Overall, these attribute analyses provide insight into the importance of MS within the BLAs. However, compared with the literature, these findings generally indicate that there is room for more improved, modern MS methodologies to be used within the characterization section of BLAs.

The Future of MS in Biotherapeutic BLAs

We anticipate that as the MS field continues to progress, so will the usage of MS within biotherapeutic BLAs. As instruments are developed with higher resolution and mass accuracy, we expect that they will subsequently be implemented for these analyses and more. Additionally, as new techniques, particularly those for structural characterization, emerge and become more established, we anticipate that they will be implemented in BLAs as well. This trend can be seen with the recent implementation of HDX-based analyses in BLAs. HDX of proteins has become increasingly popular in recent years as MS instrumentation has improved and automated instrumentation and software platforms well-suited for the regulatory environment have become commercially available. These analyses have progressed enough to have become commonplace at this point in time, such that over 100 papers were published on the topic in 2010 and over 150 in 2015 (based on a PubMed search). As a result of this acceptance of a recently emerged technique, there has been an appearance of HDX studies within biotherapeutic BLAs. Similarly advanced emerging techniques will likely follow a similar pattern. Based on recent trends in the field of MS, we believe that we will see further top-down and middle-down MS/MS experiments as well as perhaps ion mobility MS in these types of BLAs.

As these methods become more established and accepted, we expect that they will be applied more broadly throughout the application. Specifically, we expect that we will see additional MS methodology within the quality control and comparability sections. This anticipation is not based on changing regulatory requirements, but review of the current literature where biopharmaceutical companies have made great strides in purposing MS for analysis of multiple quality attributes during development.

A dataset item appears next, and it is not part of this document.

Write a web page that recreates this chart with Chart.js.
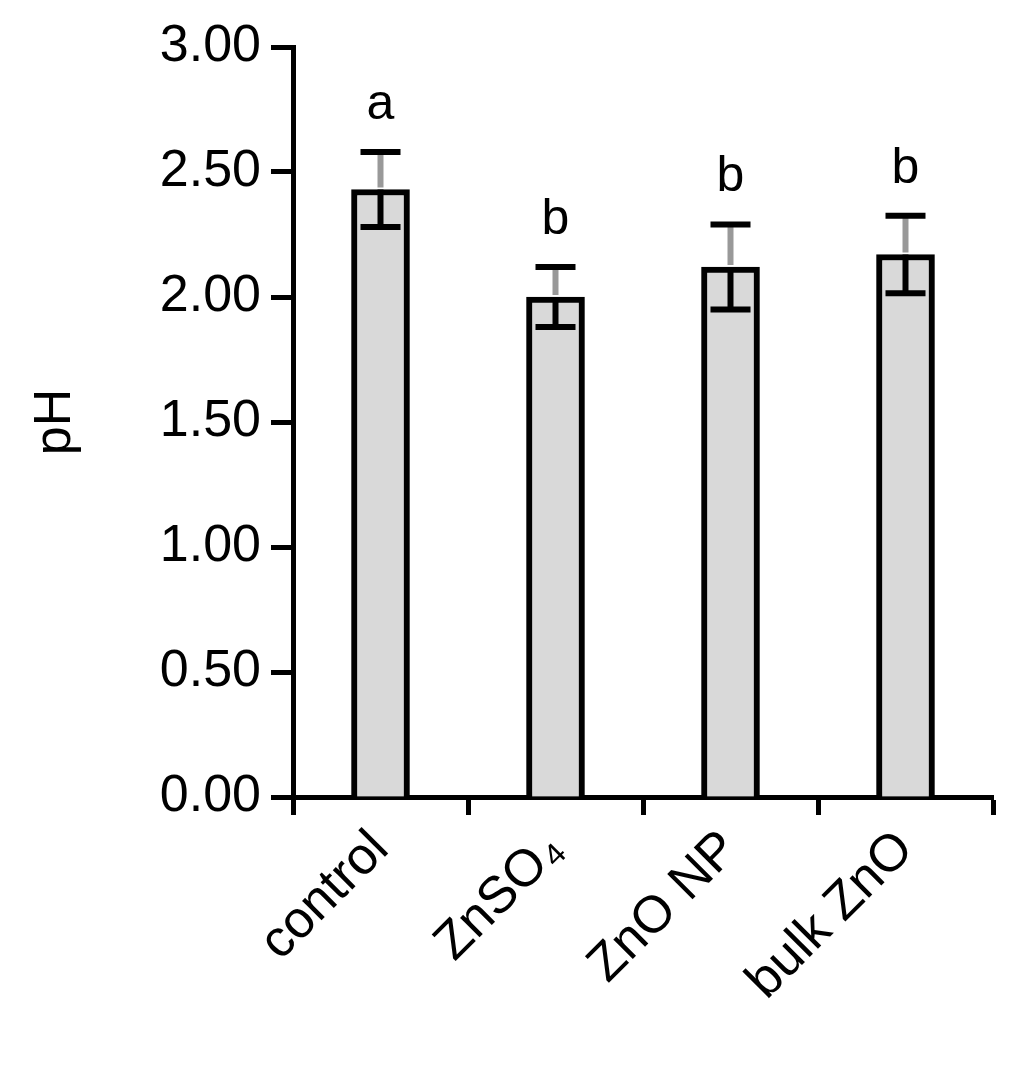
<!DOCTYPE html>
<html><head><meta charset="utf-8">
<script src="https://cdn.jsdelivr.net/npm/chart.js@4/dist/chart.umd.min.js"></script>
<style>html,body{margin:0;padding:0;background:#fff}#w{width:1011px;height:1091px}</style>
</head><body><div id="w"><canvas id="c" width="1011" height="1091"></canvas></div>
<script>
const categories = ["control", "ZnSO\u2084", "ZnO NP", "bulk ZnO"];
const phValues = [2.43, 2.00, 2.12, 2.17];
const phErrors = [0.15, 0.12, 0.17, 0.155];
const letters = ["a", "b", "b", "b"];
const yTicks = [0, 0.5, 1, 1.5, 2, 2.5, 3];
const FONT = "Arial, 'Liberation Sans', sans-serif";

const errPlugin = {
  id: 'err',
  afterDatasetsDraw(chart) {
    const ctx = chart.ctx, y = chart.scales.y;
    const meta = chart.getDatasetMeta(0);
    ctx.save();
    meta.data.forEach((bar, i) => {
      const x = bar.x;
      const yt = y.getPixelForValue(phValues[i] + phErrors[i]);
      const yb = y.getPixelForValue(phValues[i] - phErrors[i]);
      const yv = y.getPixelForValue(phValues[i]);
      ctx.lineWidth = 6; ctx.strokeStyle = '#000';
      ctx.beginPath(); ctx.moveTo(x, yv); ctx.lineTo(x, yb); ctx.stroke();
      ctx.strokeStyle = '#999';
      ctx.beginPath(); ctx.moveTo(x, yt); ctx.lineTo(x, yv - 2); ctx.stroke();
      ctx.strokeStyle = '#000';
      ctx.beginPath();
      ctx.moveTo(x - 20, yt); ctx.lineTo(x + 20, yt);
      ctx.moveTo(x - 20, yb); ctx.lineTo(x + 20, yb);
      ctx.stroke();
      ctx.fillStyle = '#000'; ctx.font = '50px ' + FONT;
      ctx.textAlign = 'center'; ctx.textBaseline = 'bottom';
      ctx.fillText(letters[i], x, yt - 22);
    });
    ctx.restore();
  }
};

new Chart(document.getElementById('c'), {
  type: 'bar',
  data: { labels: categories, datasets: [{ data: phValues, backgroundColor: '#d9d9d9', borderColor: '#000', borderWidth: 6, barThickness: 58, borderSkipped: 'bottom' }] },
  options: {
    responsive: false, animation: false, devicePixelRatio: 1,
    layout: { padding: { top: 47, right: 18, left: 20, bottom: 0 } },
    plugins: { legend: { display: false }, tooltip: { enabled: false } },
    scales: {
      x: {
        afterFit(s) { s.height = 294; },
        grid: { offset: true, drawOnChartArea: false, tickLength: 18, tickWidth: 5, tickColor: '#000' },
        border: { width: 5, color: '#000' },
        ticks: { color: '#000', font: { size: 52, family: FONT }, minRotation: 45, maxRotation: 45, padding: 4 }
      },
      y: {
        min: 0, max: 3,
        afterFit(s) { s.width = 273; },
        afterBuildTicks(s) { s.ticks = yTicks.map(v => ({ value: v })); },
        grid: { drawOnChartArea: false, tickLength: 22, tickWidth: 5, tickColor: '#000' },
        border: { width: 5, color: '#000' },
        ticks: { color: '#000', font: { size: 52, family: FONT }, padding: 10, callback: v => Number(v).toFixed(2) },
        title: { display: true, text: 'pH', color: '#000', font: { size: 52, family: FONT }, padding: { bottom: 0 } }
      }
    }
  },
  plugins: [errPlugin]
});
</script></body></html>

Furthermore, as biotherapeutic products expand to include new, more complex classes, such as biosimilars and other emerging bioengineered protein groups (i.e., bispecific antibodies and antibody-drug conjugates), we envision that advanced MS methodology will be used for their analysis.

Conclusions

Within this set of approved BLAs, MS was found to be fundamental in the characterization of protein-based biotherapeutics. As the number of biotherapeutic BLAs has increased, particularly over the last few years, the usage of MS within these applications has increased proportionally, with MS being used in some way in all but one of the analyzed BLAs. Not only is MS being used consistently within these applications, the level of its usage has been growing, such that there has been a steady increase in the number of attributes analyzed per BLA over the last 16 years. Furthermore, the MS-based characterization assays conducted within these BLAs have been increasing in complexity and sophistication as the technology in the field has improved to include high resolution and high mass accuracy instrumentation. This trend leads us to believe that the complexity of MS assays within these applications will continue to progress as the MS field advances.